── Data section ──

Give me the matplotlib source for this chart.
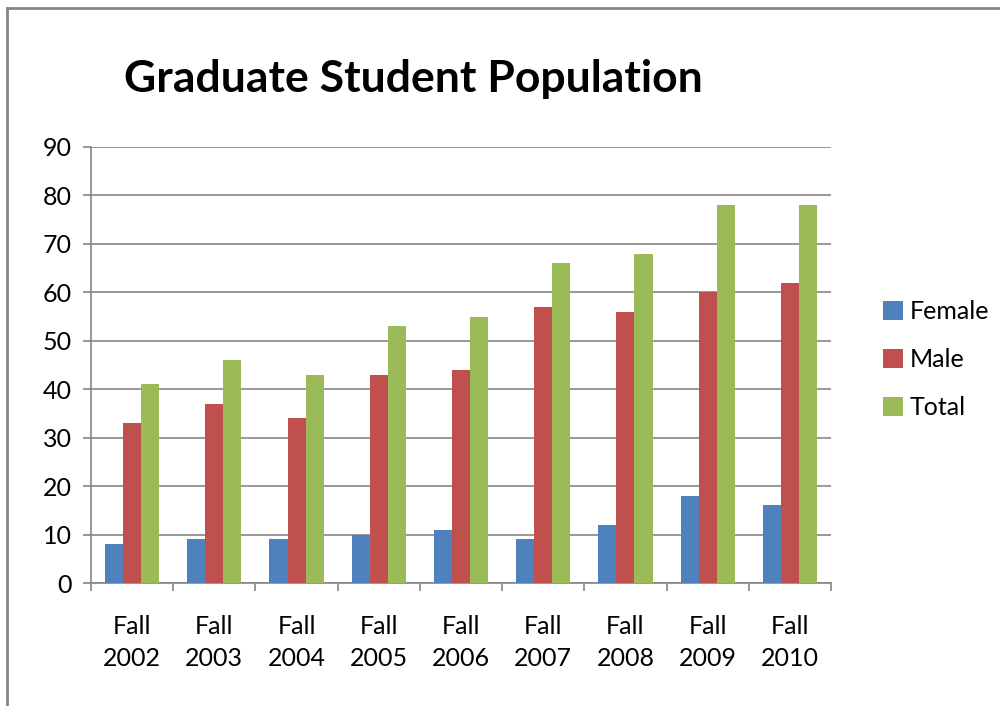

───
── Data section ──

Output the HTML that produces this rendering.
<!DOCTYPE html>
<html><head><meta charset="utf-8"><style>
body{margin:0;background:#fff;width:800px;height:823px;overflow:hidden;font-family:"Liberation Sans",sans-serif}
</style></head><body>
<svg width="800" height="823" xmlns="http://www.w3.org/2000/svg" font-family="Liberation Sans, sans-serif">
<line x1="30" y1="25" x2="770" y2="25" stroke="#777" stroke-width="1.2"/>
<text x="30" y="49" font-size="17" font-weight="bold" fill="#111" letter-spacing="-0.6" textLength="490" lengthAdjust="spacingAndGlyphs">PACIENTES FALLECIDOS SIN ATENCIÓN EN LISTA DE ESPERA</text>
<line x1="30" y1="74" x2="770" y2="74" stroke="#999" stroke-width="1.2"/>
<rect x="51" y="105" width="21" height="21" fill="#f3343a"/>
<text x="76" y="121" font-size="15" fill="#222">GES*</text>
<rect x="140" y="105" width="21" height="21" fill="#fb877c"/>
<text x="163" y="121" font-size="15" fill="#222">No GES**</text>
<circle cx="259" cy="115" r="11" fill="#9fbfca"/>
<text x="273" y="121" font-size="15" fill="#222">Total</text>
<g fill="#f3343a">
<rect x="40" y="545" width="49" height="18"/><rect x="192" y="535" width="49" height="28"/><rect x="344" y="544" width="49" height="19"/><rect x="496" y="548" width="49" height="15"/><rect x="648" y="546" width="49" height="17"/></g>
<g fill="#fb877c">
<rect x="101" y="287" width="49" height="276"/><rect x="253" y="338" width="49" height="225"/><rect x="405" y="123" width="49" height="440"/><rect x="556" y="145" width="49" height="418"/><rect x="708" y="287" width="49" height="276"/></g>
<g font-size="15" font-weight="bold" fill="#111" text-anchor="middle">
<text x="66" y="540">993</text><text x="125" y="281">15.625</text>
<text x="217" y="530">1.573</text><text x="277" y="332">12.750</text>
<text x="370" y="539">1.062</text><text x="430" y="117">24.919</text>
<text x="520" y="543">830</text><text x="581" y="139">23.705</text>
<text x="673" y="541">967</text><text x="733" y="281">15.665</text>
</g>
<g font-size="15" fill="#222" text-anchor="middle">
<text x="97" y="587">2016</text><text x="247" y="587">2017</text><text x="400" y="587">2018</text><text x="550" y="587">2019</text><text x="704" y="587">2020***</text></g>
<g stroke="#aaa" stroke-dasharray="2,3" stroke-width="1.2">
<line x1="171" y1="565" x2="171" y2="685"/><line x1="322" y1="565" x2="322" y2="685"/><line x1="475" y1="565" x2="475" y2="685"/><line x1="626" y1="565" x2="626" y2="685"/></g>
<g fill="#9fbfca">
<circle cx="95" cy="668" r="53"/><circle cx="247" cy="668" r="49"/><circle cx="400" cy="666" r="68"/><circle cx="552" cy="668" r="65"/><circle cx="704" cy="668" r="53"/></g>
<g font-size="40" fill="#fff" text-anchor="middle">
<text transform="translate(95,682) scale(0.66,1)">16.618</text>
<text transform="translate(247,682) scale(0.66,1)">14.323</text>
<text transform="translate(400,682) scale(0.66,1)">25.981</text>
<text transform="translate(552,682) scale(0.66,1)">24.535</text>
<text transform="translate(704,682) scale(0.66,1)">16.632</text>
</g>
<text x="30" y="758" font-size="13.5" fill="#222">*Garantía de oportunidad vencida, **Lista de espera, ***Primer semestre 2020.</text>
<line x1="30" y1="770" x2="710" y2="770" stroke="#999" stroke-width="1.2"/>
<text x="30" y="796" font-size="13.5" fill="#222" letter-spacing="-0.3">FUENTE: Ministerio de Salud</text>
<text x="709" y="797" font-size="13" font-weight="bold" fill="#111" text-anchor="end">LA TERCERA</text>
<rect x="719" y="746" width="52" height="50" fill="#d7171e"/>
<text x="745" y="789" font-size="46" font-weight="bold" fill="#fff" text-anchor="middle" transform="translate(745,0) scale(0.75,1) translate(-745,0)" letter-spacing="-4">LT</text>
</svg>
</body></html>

───

_Objective_. Gather each line that holds "this".

_Task response_.
Give me the matplotlib source for this chart.
Output the HTML that produces this rendering.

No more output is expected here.